Where the exhibition is at its best visually, and worst caption-wise is the large collection of marketing posters promoting the drinking of milk. Most of the images are what we might say, of their time, and unsurprisingly, they feature perfect idealised families to show how milk supports the creation of perfect idealised families.

A lot of this was going on at a time when marketing was young and yes, society would have looked aghast at the image of a black person in a poster, and the idea of inclusion in marketing simply didn’t exist at the time. And goodness me, there was a lot of racism at work — the exhibition rightly highlights examples, such as future US President Herbert Hoover saying “The white race cannot survive without dairy products”, and that the quote was used in early milk marketing.

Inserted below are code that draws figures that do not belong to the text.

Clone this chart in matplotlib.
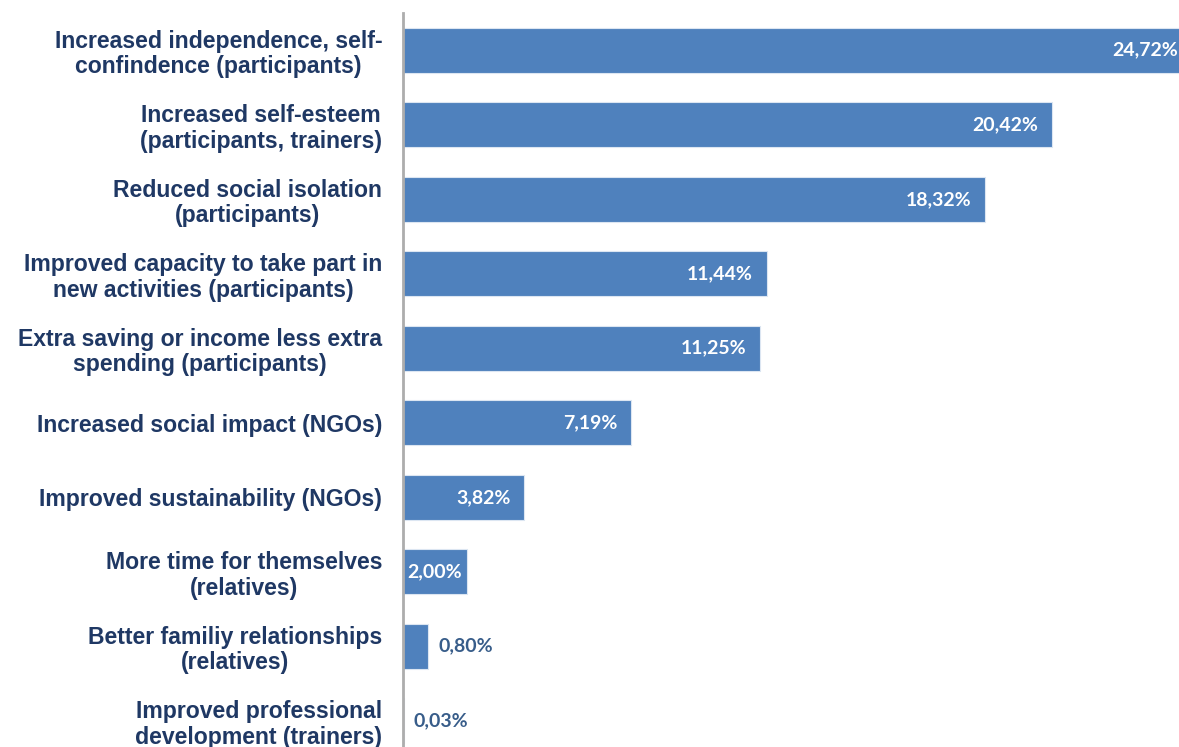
import matplotlib.pyplot as plt

# Anteile der Wirkungsbereiche (in %), von oben nach unten
categories = [
    "Increased independence, self-\nconfindence (participants)",
    "Increased self-esteem\n(participants, trainers)",
    "Reduced social isolation\n(participants)",
    "Improved capacity to take part in\nnew activities (participants)",
    "Extra saving or income less extra\nspending (participants)",
    "Increased social impact (NGOs)",
    "Improved sustainability (NGOs)",
    "More time for themselves\n(relatives)",
    "Better familiy relationships\n(relatives)",
    "Improved professional\ndevelopment (trainers)",
]
values = [24.72, 20.42, 18.32, 11.44, 11.25, 7.19, 3.82, 2.00, 0.80, 0.03]
value_labels = ["24,72%", "20,42%", "18,32%", "11,44%", "11,25%",
                "7,19%", "3,82%", "2,00%", "0,80%", "0,03%"]

bar_color = "#4F81BD"
label_color = "#1F3864"
outside_color = "#385D8A"

fig = plt.figure(figsize=(11.79, 7.47), dpi=100)
# Achse ragt rechts und unten leicht über den Bildrand hinaus
ax = fig.add_axes([403 / 1179, 1 - 758 / 747, 1 - 403 / 1179, 745 / 747])

xmax = 24.42
ypos = list(range(len(values)))
ax.barh(ypos, values, height=0.6, color=bar_color,
        edgecolor="#DCE6F2", linewidth=0.8, zorder=2)

ax.set_xlim(0, xmax)
ax.set_ylim(len(values) - 0.5, -0.5)

ax.set_yticks(ypos)
ax.set_yticklabels(categories, family="Liberation Sans", fontweight="bold",
                   fontsize=16.6, color=label_color, multialignment="center",
                   linespacing=1.15)
ax.tick_params(axis="y", length=0, pad=15)
ax.tick_params(axis="x", bottom=False, labelbottom=False)

for side in ["top", "right", "bottom"]:
    ax.spines[side].set_visible(False)
ax.spines["left"].set_color("#ADADAD")
ax.spines["left"].set_linewidth(2)

# Werte beschriften: innen rechtsbündig, bei kleinen Balken mittig oder außen
for y, v, lab in zip(ypos, values, value_labels):
    font = dict(family="Lato", fontweight="bold", fontsize=14)
    if v > 3:
        ax.annotate(lab, (min(v, xmax), y), xytext=(-10 if v < xmax else -1, 0),
                    textcoords="offset points", ha="right", va="center",
                    color="white", **font)
    elif v > 1.5:
        ax.text(v / 2, y, lab, ha="center", va="center", color="white", **font)
    else:
        ax.annotate(lab, (v, y), xytext=(7, 0), textcoords="offset points",
                    ha="left", va="center", color=outside_color, **font)

fig.savefig("out.png", dpi=100)
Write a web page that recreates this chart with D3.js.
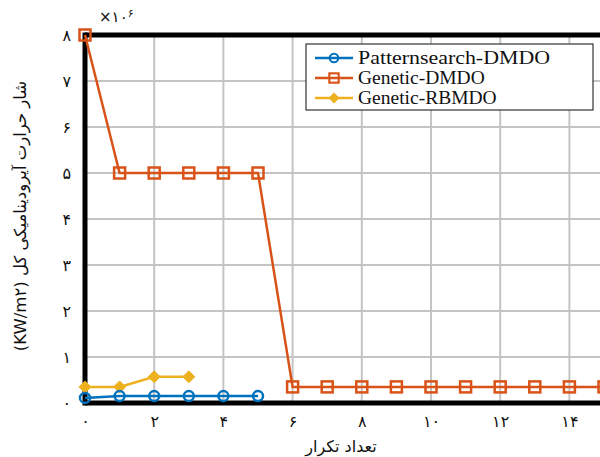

My gripe is that the explanatory captions try almost too hard to point out how everything is racist or denigrating the poor or so other evil perpetuated by the marketing people when quite often it wasn’t.

Outside the cow breeding experts who know which cows come from where, I doubt many people look at a picture of a cow in an African farm and think of European colonialists at work — but the exhibition tells you that you do.

Other issues, such as giving vouchers to poorer families to buy milk is reported as controlling access to food, which seems a bit of a push.

Unsurprisingly, no exhibition about milk can ignore the Thatcher elephant in the room, the main lesson I took from Thatcher the Milk Snatcher is politicians should never have names that easily rhyme.

The exhibition does note that milk was initially withdrawn in 1968 from Secondary Schools (by a Labour government), and later much more famous from all schools by Thatcher in 1971. Not commented on in the exhibition is that frankly, a lot of school children hated school milk, which was often served just a bit too warm and was quite unpleasant to drink.

Interestingly for an exhibition that seems to go a lot of effort to tell us how bad milk is, it makes very little mention of the plant-based milks that are seeking to supplant it. They’re here, but it’s a very skimmed over aspect of the history of milk.

Overall, it’s an interesting exhibition that looks partly at how milk moved from a domestically produced product into the industrial product it is today, and I would have liked to see a lot more of that, and rather less of the hand-wringing.

The exhibition, Milk is at the Wellcome Collection until 10th September and is free to visit.

It’s open every day except Monday.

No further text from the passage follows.